Handling the Banes of Open Source Management

By Community Team

We cannot solve our problems with the same thinking we used when we created them.

~Albert Einstein

Ah, the creation of an open source project. Where once all you had was an idea and a desire to satisfy a personal need, you now have a fully-formed project that numerous other people are finding useful and effective. You’ve formed a community around it, interacting with people from all over the world who are grateful and willing to offer their time and effort to help build up this project. It’s nothing short of exhilarating.

Then things start to happen that you didn’t necessarily want to happen.  

Competitors, critics and complaining users appear out of nowhere and seem to grow in number. Some even seem to take pleasure in bringing your project down. Forks start to appear, and what’s worse is that some of them claim to be better than the original.

At this point, it seems rational to react strongly; to defend your project with the same vigor and passion you had in creating it. But this is a totally different scenario. While passion makes for great fuel in initial project creation, it’s often not the best basis for logical thinking, which is what is required once you’re in the thick of project management and its accompanying problems.

Finding the Pros in the Cons

As with any major undertaking, an open source project will have its pros and cons. Achieving the project and gaining support for it are often the biggest pros. Acquiring haters and producing diverting forks are in many cases, the biggest cons. But there are positives to these seemingly negative things, and ways you can handle them that can somehow make them beneficial to you.

First, the Haters

Haters and critics are undoubtedly annoying. They know how to get right under your skin especially if you feel strongly about your project, which is usually the case with most developers.

The first thing you have to realize here is that these haters are a good thing. Why? It means that your project is actually meaningful and significant enough to be “hated”. This could also mean that several people actually used the software and that their numbers increased to a point where some of them have now noticed a few downsides to it.

Speaking of downsides, they’re much more visible when critics are around to point them out, aren’t they? So in this sense, critics are actually quite useful. They help you see the faults you need to work on to improve your software and make it serve the needs of the community better.

When criticisms don’t have this redeeming quality however and simply throw shade your way, the best course of action is inaction. Responding to these criticisms will only acknowledge and validate them, so it’s better to take a breath, turn away and move forward.

The Forks

In the open source world, forks are inevitable. Yet when they materialize, some developers can’t help but feel negatively towards them. They can feel threatened, annoyed, betrayed, bitter and even angry.

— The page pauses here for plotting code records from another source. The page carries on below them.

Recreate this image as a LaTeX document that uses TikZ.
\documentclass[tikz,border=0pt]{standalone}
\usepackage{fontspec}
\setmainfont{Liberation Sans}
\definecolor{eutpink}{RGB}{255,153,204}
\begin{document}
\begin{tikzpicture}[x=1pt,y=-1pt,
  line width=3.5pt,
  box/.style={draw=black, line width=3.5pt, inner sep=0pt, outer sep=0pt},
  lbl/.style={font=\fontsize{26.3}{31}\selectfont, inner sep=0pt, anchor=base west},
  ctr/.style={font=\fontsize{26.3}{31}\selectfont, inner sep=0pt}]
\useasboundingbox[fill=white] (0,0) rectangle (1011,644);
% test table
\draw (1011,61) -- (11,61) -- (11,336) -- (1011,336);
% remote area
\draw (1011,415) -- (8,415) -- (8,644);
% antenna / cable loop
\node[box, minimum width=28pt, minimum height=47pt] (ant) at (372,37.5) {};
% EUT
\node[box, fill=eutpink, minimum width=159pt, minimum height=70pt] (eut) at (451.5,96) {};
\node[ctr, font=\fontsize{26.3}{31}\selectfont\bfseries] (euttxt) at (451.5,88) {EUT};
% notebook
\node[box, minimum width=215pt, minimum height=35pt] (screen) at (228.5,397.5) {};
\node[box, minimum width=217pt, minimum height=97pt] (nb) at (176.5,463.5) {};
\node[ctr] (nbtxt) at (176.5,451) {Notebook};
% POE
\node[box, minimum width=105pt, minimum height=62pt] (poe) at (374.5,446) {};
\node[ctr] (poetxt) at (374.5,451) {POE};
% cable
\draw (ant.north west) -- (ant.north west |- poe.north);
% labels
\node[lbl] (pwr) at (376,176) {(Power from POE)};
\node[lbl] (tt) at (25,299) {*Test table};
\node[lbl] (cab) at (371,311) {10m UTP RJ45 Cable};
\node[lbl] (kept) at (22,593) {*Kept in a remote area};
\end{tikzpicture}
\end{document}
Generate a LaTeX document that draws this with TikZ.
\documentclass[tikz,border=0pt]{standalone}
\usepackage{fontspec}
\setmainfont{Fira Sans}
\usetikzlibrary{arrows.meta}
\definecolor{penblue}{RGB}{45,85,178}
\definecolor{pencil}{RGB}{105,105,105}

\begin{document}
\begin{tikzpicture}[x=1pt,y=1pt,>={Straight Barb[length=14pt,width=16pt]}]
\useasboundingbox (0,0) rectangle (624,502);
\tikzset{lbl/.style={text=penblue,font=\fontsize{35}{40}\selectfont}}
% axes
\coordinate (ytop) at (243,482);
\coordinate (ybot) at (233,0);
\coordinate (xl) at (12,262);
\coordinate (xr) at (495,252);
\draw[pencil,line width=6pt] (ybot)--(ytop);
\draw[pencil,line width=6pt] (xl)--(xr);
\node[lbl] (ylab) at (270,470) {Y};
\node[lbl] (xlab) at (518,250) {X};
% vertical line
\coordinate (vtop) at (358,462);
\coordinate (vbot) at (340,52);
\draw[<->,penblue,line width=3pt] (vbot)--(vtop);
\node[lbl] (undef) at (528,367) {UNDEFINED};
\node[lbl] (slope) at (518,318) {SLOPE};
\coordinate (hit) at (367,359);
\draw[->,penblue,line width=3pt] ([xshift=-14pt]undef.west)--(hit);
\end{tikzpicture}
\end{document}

But as Apache co-founder Brian Behlendorf once said, “the most important requirement [in open source] is the right to fork.” Forking is a natural effect of open sourcing software, and one that is often beneficial. The creation of forks encourages developers to consistently improve their software and remain competitive to the benefit of the entire community. Forks also make software more customized, which is a good thing particularly for software that have a broad scope. Generally, they’re necessary for the healthy balance and continued development of software and the open source environment.

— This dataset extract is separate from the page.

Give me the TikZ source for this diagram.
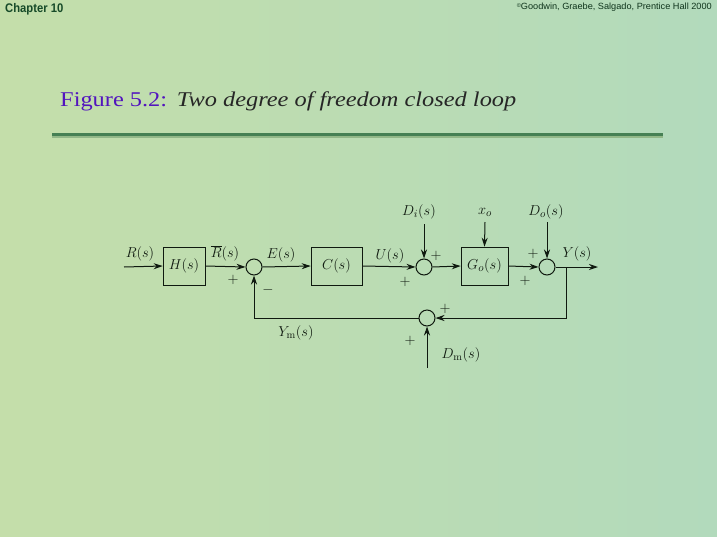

While there’s nothing you can do to stop forks, there are things you can do in response to them. You can focus on differentiation, setting yourself apart from these forks. You can focus on developing your software and making sure it answers the needs of users, so that it will remain the first choice instead of the forks. Whatever you do, don’t try to deliberately and publicly destroy the forks. Why? First, doing so would give you a bad reputation among community members, one that will most certainly drive users and contributors away. Second, you don’t know what changes the future may bring. You may find yourself having to re-merge with a fork, or be totally replaced by them later on.

Conclusion

Managing an open source project is hard work all on its own, and having to handle annoying forks and haters just makes it even harder. But with every challenge is the promise of reward. By handling these things properly and with the right mindset, they can in their own way become beneficial to your project and help you better embrace and nurture the very nature of open source.